» Problem to work on
Without the pictures, output the lines of the material from the very first through the one that holds "0.848, 0.818, 0.816, 0.800];".

» Data segment
· · · ·

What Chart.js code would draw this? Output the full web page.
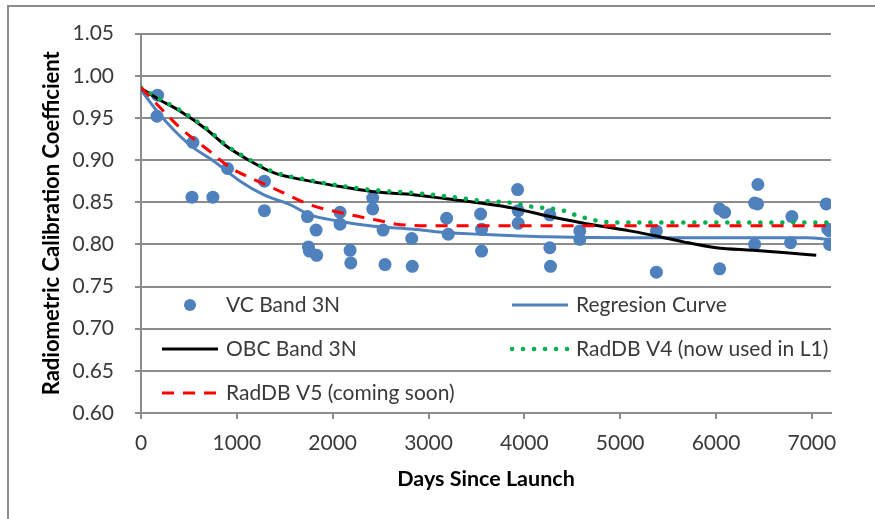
<!DOCTYPE html>
<html lang="en">
<head>
  <meta charset="UTF-8" />
  <title>Radiometric Calibration Coefficient - Band 3N</title>
  <script src="https://cdn.jsdelivr.net/npm/chart.js"></script>
  <style>
    body {
      margin: 0;
      background: #ffffff;
    }

    .wrap {
      position: relative;
      width: 875px;
      height: 519px;
    }

    .frame {
      position: absolute;
      left: 7px;
      top: 5px;
      width: 875px;
      height: 519px;
      border-left: 2px solid #8c8c8c;
      border-top: 2px solid #8c8c8c;
      pointer-events: none;
    }
  </style>
</head>
<body>
  <div class="wrap">
    <canvas id="calChart" width="875" height="519"></canvas>
    <div class="frame"></div>
  </div>

  <script>
    // VC Band 3N (vicarious calibration points)
    const vcDays = [173, 167, 542, 532, 750, 903, 1288, 1288, 1737, 1747, 1757, 1833, 1827,
      2077, 2077, 2182, 2189, 2418, 2418, 2526, 2546, 2825, 2831, 3189, 3206,
      3544, 3554, 3554, 3930, 3936, 3936, 4266, 4266, 4273, 4579, 4579,
      5378, 5378, 6038, 6090, 6038, 6437, 6403, 6434, 6403, 6792, 6778,
      7150, 7167, 7185, 7185];
    const vcValues = [0.977, 0.952, 0.921, 0.856, 0.856, 0.890, 0.875, 0.840, 0.833, 0.797, 0.792, 0.787, 0.817,
      0.838, 0.824, 0.793, 0.778, 0.855, 0.842, 0.817, 0.776, 0.807, 0.774, 0.831, 0.812,
      0.836, 0.818, 0.792, 0.865, 0.840, 0.825, 0.835, 0.796, 0.774, 0.816, 0.806,
      0.816, 0.767, 0.842, 0.838, 0.771, 0.871, 0.849, 0.848, 0.800, 0.833, 0.802,
      0.848, 0.818, 0.816, 0.800];

    // Regresion Curve
    const regDays = [0, 167, 340, 532, 757, 1035, 1278, 1556, 1765, 2043, 2320, 2494, 2841, 3189, 3537, 3954, 4232, 5100, 6942, 7185];
    const regValues = [0.983, 0.958, 0.936, 0.916, 0.899, 0.875, 0.859, 0.847, 0.835, 0.828, 0.823, 0.821, 0.818, 0.814, 0.812, 0.810, 0.809, 0.808, 0.808, 0.806];

    // OBC Band 3N
    const obcDays = [0, 201, 410, 688, 896, 1139, 1382, 1765, 2112, 2460, 2841, 3189, 3537, 3884, 4232, 4580, 5100, 5378, 5660, 6004, 6385, 6733, 7046];
    const obcValues = [0.985, 0.971, 0.958, 0.936, 0.916, 0.899, 0.885, 0.875, 0.868, 0.862, 0.859, 0.854, 0.849, 0.843, 0.834, 0.826, 0.816, 0.810, 0.803, 0.796, 0.793, 0.790, 0.787];

    // RadDB V4 (now used in L1)
    const v4Days = [0, 201, 410, 688, 896, 1139, 1382, 1765, 2112, 2460, 2841, 3189, 3537, 3884, 4060, 4410, 4580, 4930, 7180];
    const v4Values = [0.986, 0.972, 0.959, 0.937, 0.917, 0.900, 0.886, 0.876, 0.869, 0.864, 0.861, 0.857, 0.852, 0.849, 0.845, 0.840, 0.833, 0.826, 0.826];

    // RadDB V5 (coming soon)
    const v5Days = [0, 236, 410, 722, 931, 1139, 1452, 1765, 2147, 2494, 2668, 3015, 7180];
    const v5Values = [0.986, 0.958, 0.938, 0.910, 0.891, 0.879, 0.863, 0.847, 0.836, 0.828, 0.824, 0.822, 0.822];

    // axis ticks
    const xTicks = [0, 1000, 2000, 3000, 4000, 5000, 6000, 7000];
    const yTicks = [0.60, 0.65, 0.70, 0.75, 0.80, 0.85, 0.90, 0.95, 1.00, 1.05];
    const xMin = 0, xMax = 7200;
    const yMin = 0.60, yMax = 1.05;

    const BLUE = '#4f81bd';
    const GRID = '#8c8c8c';
    const TEXT = '#3a3a3a';
    const FONT = 'Lato, "Open Sans", sans-serif';

    function toPoints(xs, ys) {
      return xs.map((x, i) => ({ x: x, y: ys[i] }));
    }

    // legend drawn inside the plot, two columns like the original
    const legendItems = [
      { text: 'VC Band 3N', kind: 'dot', color: BLUE, col: 0, row: 0 },
      { text: 'Regresion Curve', kind: 'line', color: BLUE, col: 1, row: 0 },
      { text: 'OBC Band 3N', kind: 'line', color: '#000000', col: 0, row: 1 },
      { text: 'RadDB V4 (now used in L1)', kind: 'dots', color: '#00b050', col: 1, row: 1 },
      { text: 'RadDB V5 (coming soon)', kind: 'dash', color: '#ff0000', col: 0, row: 2 }
    ];

    const insideLegend = {
      id: 'insideLegend',
      afterDraw(chart) {
        const ctx = chart.ctx;
        const colX = [160, 510];
        const rowY = [305, 349, 393];
        ctx.save();
        legendItems.forEach(item => {
          const x0 = colX[item.col];
          const y = rowY[item.row];
          ctx.strokeStyle = item.color;
          ctx.fillStyle = item.color;
          ctx.lineWidth = 3;
          ctx.setLineDash([]);
          ctx.lineCap = 'butt';
          if (item.kind === 'dot') {
            ctx.beginPath();
            ctx.arc(x0 + 30, y, 6, 0, Math.PI * 2);
            ctx.fill();
          } else {
            if (item.kind === 'dash') ctx.setLineDash([12, 9]);
            if (item.kind === 'dots') {
              ctx.lineWidth = 4.5;
              ctx.lineCap = 'round';
              ctx.setLineDash([0.1, 10.9]);
            }
            ctx.beginPath();
            ctx.moveTo(x0 + 2, y);
            ctx.lineTo(x0 + 58, y);
            ctx.stroke();
          }
          ctx.setLineDash([]);
          ctx.fillStyle = TEXT;
          ctx.font = '21px ' + FONT;
          ctx.textBaseline = 'middle';
          ctx.textAlign = 'left';
          ctx.fillText(item.text, x0 + 66, y);
        });
        ctx.restore();
      }
    };

    const ctx = document.getElementById('calChart').getContext('2d');
    new Chart(ctx, {
      type: 'scatter',
      data: {
        datasets: [
          {
            label: 'RadDB V5 (coming soon)',
            data: toPoints(v5Days, v5Values),
            showLine: true,
            borderColor: '#ff0000',
            borderWidth: 3,
            borderDash: [12, 9],
            pointRadius: 0,
            cubicInterpolationMode: 'monotone',
            order: 1
          },
          {
            label: 'RadDB V4 (now used in L1)',
            data: toPoints(v4Days, v4Values),
            showLine: true,
            borderColor: '#00b050',
            borderWidth: 4.5,
            borderDash: [0.1, 10.9],
            borderCapStyle: 'round',
            pointRadius: 0,
            cubicInterpolationMode: 'monotone',
            order: 2
          },
          {
            label: 'OBC Band 3N',
            data: toPoints(obcDays, obcValues),
            showLine: true,
            borderColor: '#000000',
            borderWidth: 3,
            pointRadius: 0,
            cubicInterpolationMode: 'monotone',
            order: 3
          },
          {
            label: 'Regresion Curve',
            data: toPoints(regDays, regValues),
            showLine: true,
            borderColor: BLUE,
            borderWidth: 3,
            pointRadius: 0,
            cubicInterpolationMode: 'monotone',
            order: 4
          },
          {
            label: 'VC Band 3N',
            data: toPoints(vcDays, vcValues),
            backgroundColor: BLUE,
            borderColor: BLUE,
            pointRadius: 6.5,
            pointBorderWidth: 0,
            order: 5
          }
        ]
      },
      options: {
        responsive: false,
        animation: false,
        layout: {
          padding: { top: 32, right: 44, bottom: 0, left: 0 }
        },
        plugins: {
          legend: { display: false },
          tooltip: { enabled: false }
        },
        scales: {
          x: {
            type: 'linear',
            min: xMin,
            max: xMax,
            afterBuildTicks: scale => { scale.ticks = xTicks.map(v => ({ value: v })); },
            afterFit: scale => { scale.height = 106; },
            grid: {
              drawOnChartArea: false,
              drawTicks: true,
              tickLength: 6,
              color: GRID,
              lineWidth: 2
            },
            border: { color: GRID, width: 2 },
            ticks: {
              autoSkip: false,
              padding: 12,
              color: TEXT,
              font: { family: FONT, size: 21 },
              maxRotation: 0,
              callback: v => String(v)
            },
            title: {
              display: true,
              text: 'Days Since Launch',
              color: '#000000',
              font: { family: FONT, size: 21.5, weight: 'bold' },
              padding: { top: 0, bottom: 27 }
            }
          },
          y: {
            min: yMin,
            max: yMax,
            afterBuildTicks: scale => { scale.ticks = yTicks.map(v => ({ value: v })); },
            afterFit: scale => { scale.width = 141; },
            grid: {
              drawTicks: true,
              tickLength: 6,
              color: GRID,
              lineWidth: 2
            },
            border: { color: GRID, width: 2 },
            ticks: {
              autoSkip: false,
              padding: 21,
              color: TEXT,
              font: { family: FONT, size: 21 },
              callback: v => v.toFixed(2)
            },
            title: {
              display: true,
              text: 'Radiometric Calibration Coefficient',
              color: '#000000',
              font: { family: FONT, size: 22, weight: 'bold' },
              padding: { top: 39, bottom: 0 }
            }
          }
        }
      },
      plugins: [insideLegend]
    });
  </script>
</body>
</html>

· · · ·

» Answer to this exercise
What Chart.js code would draw this? Output the full web page.
<!DOCTYPE html>
<html lang="en">
<head>
  <meta charset="UTF-8" />
  <title>Radiometric Calibration Coefficient - Band 3N</title>
  <script src="https://cdn.jsdelivr.net/npm/chart.js"></script>
  <style>
    body {
      margin: 0;
      background: #ffffff;
    }

    .wrap {
      position: relative;
      width: 875px;
      height: 519px;
    }

    .frame {
      position: absolute;
      left: 7px;
      top: 5px;
      width: 875px;
      height: 519px;
      border-left: 2px solid #8c8c8c;
      border-top: 2px solid #8c8c8c;
      pointer-events: none;
    }
  </style>
</head>
<body>
  <div class="wrap">
    <canvas id="calChart" width="875" height="519"></canvas>
    <div class="frame"></div>
  </div>

  <script>
    // VC Band 3N (vicarious calibration points)
    const vcDays = [173, 167, 542, 532, 750, 903, 1288, 1288, 1737, 1747, 1757, 1833, 1827,
      2077, 2077, 2182, 2189, 2418, 2418, 2526, 2546, 2825, 2831, 3189, 3206,
      3544, 3554, 3554, 3930, 3936, 3936, 4266, 4266, 4273, 4579, 4579,
      5378, 5378, 6038, 6090, 6038, 6437, 6403, 6434, 6403, 6792, 6778,
      7150, 7167, 7185, 7185];
    const vcValues = [0.977, 0.952, 0.921, 0.856, 0.856, 0.890, 0.875, 0.840, 0.833, 0.797, 0.792, 0.787, 0.817,
      0.838, 0.824, 0.793, 0.778, 0.855, 0.842, 0.817, 0.776, 0.807, 0.774, 0.831, 0.812,
      0.836, 0.818, 0.792, 0.865, 0.840, 0.825, 0.835, 0.796, 0.774, 0.816, 0.806,
      0.816, 0.767, 0.842, 0.838, 0.771, 0.871, 0.849, 0.848, 0.800, 0.833, 0.802,
      0.848, 0.818, 0.816, 0.800];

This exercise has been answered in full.